§ **RECORDS SHOWN**
>>>
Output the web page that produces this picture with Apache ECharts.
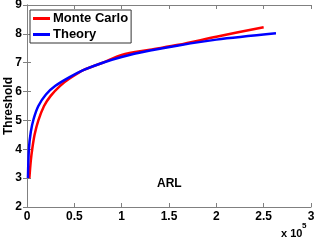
<!DOCTYPE html>
<html><head><meta charset="utf-8">
<script src="https://cdn.jsdelivr.net/npm/echarts@6/dist/echarts.min.js"></script>
<style>html,body{margin:0;padding:0;background:#fff}#c{width:316px;height:242px}</style>
</head><body><div id="c"></div>
<script>
const xTicks = [0, 0.5, 1, 1.5, 2, 2.5, 3];
const yTicks = [2, 3, 4, 5, 6, 7, 8, 9];
const mcARL = [2500, 4000, 5500, 8000, 12000, 18000, 25000, 35000, 45000, 60000, 80000, 100000, 130000, 160000, 200000, 250000];
const mcThr = [3.0, 3.6, 4.0, 4.5, 5.0, 5.5, 5.85, 6.2, 6.45, 6.75, 7.0, 7.27, 7.45, 7.62, 7.9, 8.23];
const thARL = [1000, 2000, 4000, 7000, 12000, 20000, 30000, 45000, 60000, 80000, 100000, 130000, 160000, 200000, 263000];
const thThr = [3.0, 4.0, 4.6, 5.05, 5.5, 5.9, 6.2, 6.5, 6.75, 7.0, 7.2, 7.42, 7.6, 7.8, 8.02];
const seriesNames = ['Monte Carlo', 'Theory'];

const font = 'Liberation Sans, Arial, sans-serif';
const axCol = '#808080';
const chart = echarts.init(document.getElementById('c'), null, {renderer: 'canvas'});
const xBase = {min: 0, max: 300000, interval: 50000, type: 'value',
  axisLine: {show: true, lineStyle: {color: axCol, width: 1}},
  axisTick: {show: true, inside: true, length: 4, lineStyle: {color: axCol}},
  splitLine: {show: false}};
const yBase = {min: 2, max: 9, interval: 1, type: 'value',
  axisLine: {show: true, lineStyle: {color: axCol, width: 1}},
  axisTick: {show: true, inside: true, length: 4, lineStyle: {color: axCol}},
  splitLine: {show: false}};
chart.setOption({
  animation: false,
  grid: {left: 27, right: 5, top: 5, bottom: 35, containLabel: false, outerBoundsMode: 'none'},
  legend: {
    left: 30, top: 10, orient: 'vertical', itemGap: 3, itemWidth: 17, itemHeight: 3,
    padding: [2, 3, 2, 3],
    borderColor: '#333', borderWidth: 1, backgroundColor: '#fff',
    icon: 'rect',
    textStyle: {fontFamily: font, fontWeight: 'bold', fontSize: 13, color: '#000', padding: [0, 0, 0, -2]},
    data: seriesNames
  },
  xAxis: [
    Object.assign({}, xBase, {position: 'bottom',
      axisLabel: {show: true, margin: 4, fontFamily: font, fontWeight: 'bold', fontSize: 12, color: '#000',
        formatter: v => { const t = v / 1e5; return xTicks.includes(t) ? String(t) : ''; }}}),
    Object.assign({}, xBase, {position: 'top', axisLabel: {show: false}})
  ],
  yAxis: [
    Object.assign({}, yBase, {position: 'left',
      axisLabel: {show: true, margin: 5, fontFamily: font, fontWeight: 'bold', fontSize: 12, color: '#000',
        formatter: v => yTicks.includes(v) ? String(v) : ''}}),
    Object.assign({}, yBase, {position: 'right', axisLabel: {show: false}})
  ],
  graphic: [
    {type: 'text', x: 9, y: 106, rotation: Math.PI / 2,
      style: {text: 'Threshold', font: 'bold 12px ' + font, fill: '#000', align: 'center', verticalAlign: 'middle'}},
    {type: 'text', left: 157, top: 178, style: {text: 'ARL', font: 'bold 12px ' + font, fill: '#000'}},
    {type: 'text', left: 281, top: 228, style: {text: 'x 10', font: 'bold 11px ' + font, fill: '#000'}},
    {type: 'text', left: 302, top: 222, style: {text: '5', font: 'bold 8px ' + font, fill: '#000'}}
  ],
  series: [
    {name: seriesNames[0], type: 'line', showSymbol: false, smooth: 0.3, color: '#ff0000',
      lineStyle: {width: 2.5, color: '#ff0000'}, data: mcARL.map((x, i) => [x, mcThr[i]])},
    {name: seriesNames[1], type: 'line', showSymbol: false, smooth: 0.3, color: '#0000ff',
      lineStyle: {width: 2.5, color: '#0000ff'}, data: thARL.map((x, i) => [x, thThr[i]])}
  ]
});
</script></body></html>
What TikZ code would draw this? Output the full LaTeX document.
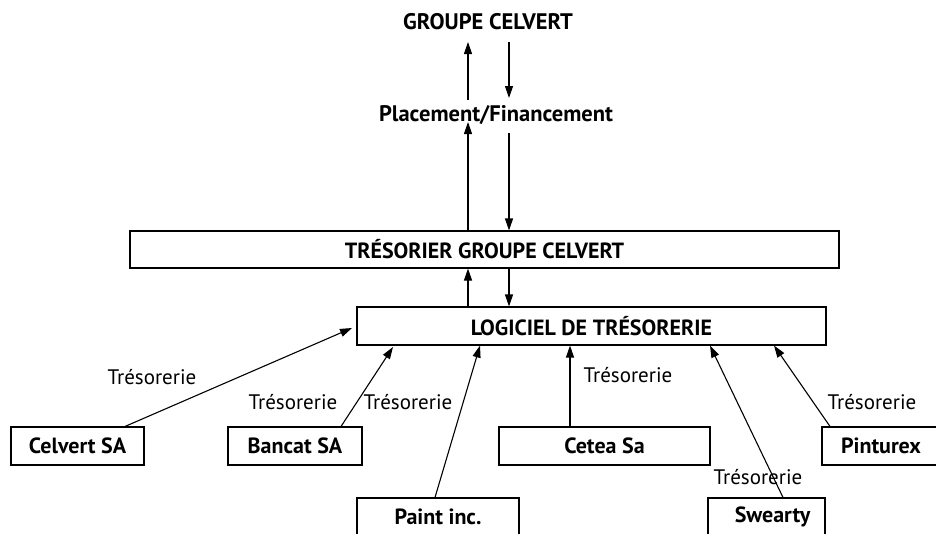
\documentclass[tikz,border=0pt]{standalone}
\usepackage{fontspec}
\setmainfont{PT Sans}
\usetikzlibrary{arrows.meta,calc}
\begin{document}
\begin{tikzpicture}[x=1pt,y=-1pt,
  box/.style={draw,line width=1.1pt,rectangle,inner sep=0pt,font=\fontsize{22}{24}\selectfont\bfseries},
  lbl/.style={font=\fontsize{21}{23}\selectfont,inner sep=0pt},
  head/.style={font=\fontsize{22.5}{24}\selectfont\bfseries,inner sep=0pt},
  arr/.style={line width=1.1pt,-{Triangle[length=12pt,width=8pt]}}]
\useasboundingbox (0,0) rectangle (936,533);
\fill[white] (0,0) rectangle (936,533);

% top level and treasury boxes
\node[head] (grp) at (488,22) {GROUPE CELVERT};
\node[head] (pf) at (496,115) {Placement/Financement};
\node[box,minimum width=709pt,minimum height=37pt] (tres) at (484.5,249.5) {TRÉSORIER GROUPE CELVERT};
\node[box,minimum width=469pt,minimum height=38pt] (log) at (591.5,326) {LOGICIEL DE TRÉSORERIE};

% subsidiaries
\node[box,minimum width=133pt,minimum height=38pt] (celvert) at (77.5,446) {Celvert SA};
\node[box,minimum width=134pt,minimum height=38pt] (bancat) at (295,446) {Bancat SA};
\node[box,minimum width=211pt,minimum height=38pt] (cetea) at (604.5,446) {Cetea Sa};
\node[box,minimum width=118pt,minimum height=38pt] (pinturex) at (881,446) {Pinturex};
\node[box,minimum width=162pt,minimum height=37pt] (paint) at (438,516.5) {Paint inc.};
\node[box,minimum width=117pt,minimum height=37pt,text width=117pt,align=center] (swearty) at (766.5,516.5) {\hspace*{12pt}Swearty};

% arrow end points
\coordinate (upA) at (468,122);
\coordinate (upB) at (468,100);
\coordinate (upC) at (468,42);
\coordinate (dnA) at (509,42);
\coordinate (dnB) at (509,98);
\coordinate (dnC) at (509,133);
\coordinate (celT) at (352,328);
\coordinate (banT) at (393,347);

% flows with the group
\draw[arr] (tres.north -| upA) -- (upA);
\draw[arr] (upB) -- (upC);
\draw[arr] (dnA) -- (dnB);
\draw[arr] (dnC) -- (tres.north -| dnC);
\draw[arr] (log.north -| upA) -- (tres.south -| upA);
\draw[arr] (tres.south -| dnA) -- (log.north -| dnA);

% subsidiaries reporting to the software
\draw[arr] (celvert.north -| 125,0) -- (celT);
\draw[arr] (bancat.north -| 341,0) -- (banT);
\draw[arr] (paint.north -| 435,0) -- (log.south -| 480,0);
\draw[arr] (cetea.north -| 570,0) -- (log.south -| 570,0);
\draw[arr] (swearty.north -| 783,0) -- (log.south -| 710,0);
\draw[arr] (pinturex.north -| 830,0) -- (log.south -| 774,0);

% labels
\node[lbl] (t1) at (152,377) {Trésorerie};
\node[lbl] (t2) at (293,402) {Trésorerie};
\node[lbl] (t3) at (408,402) {Trésorerie};
\node[lbl] (t4) at (628,375) {Trésorerie};
\node[lbl] (t5) at (872,402) {Trésorerie};
\node[lbl] (t6) at (758,477) {Trésorerie};
\end{tikzpicture}
\end{document}
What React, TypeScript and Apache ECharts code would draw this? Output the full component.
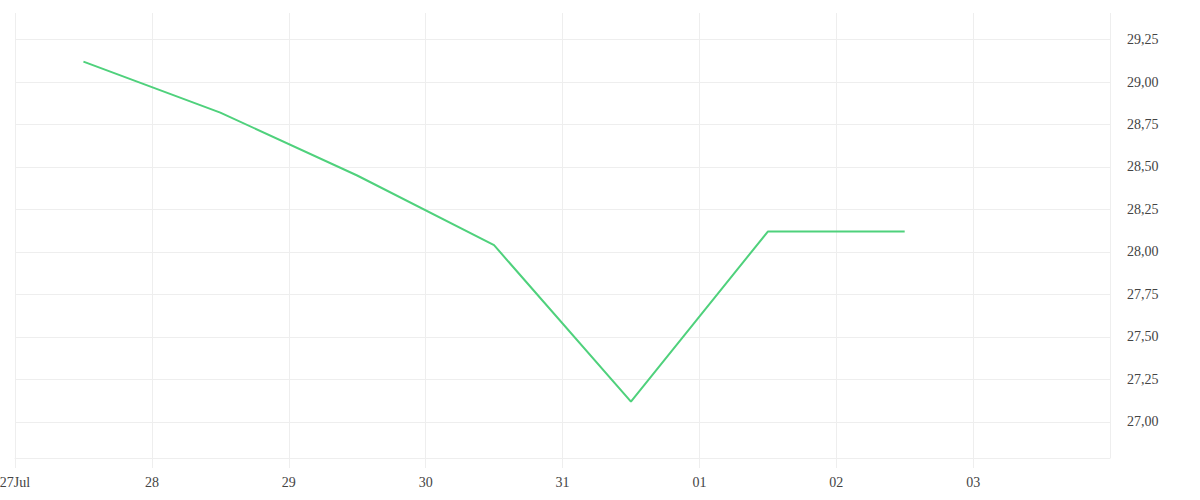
<<<
For the string "Apache", count the lines of the entries above that include it; answer with the number only.

§ **WRITTEN SOLUTION**
2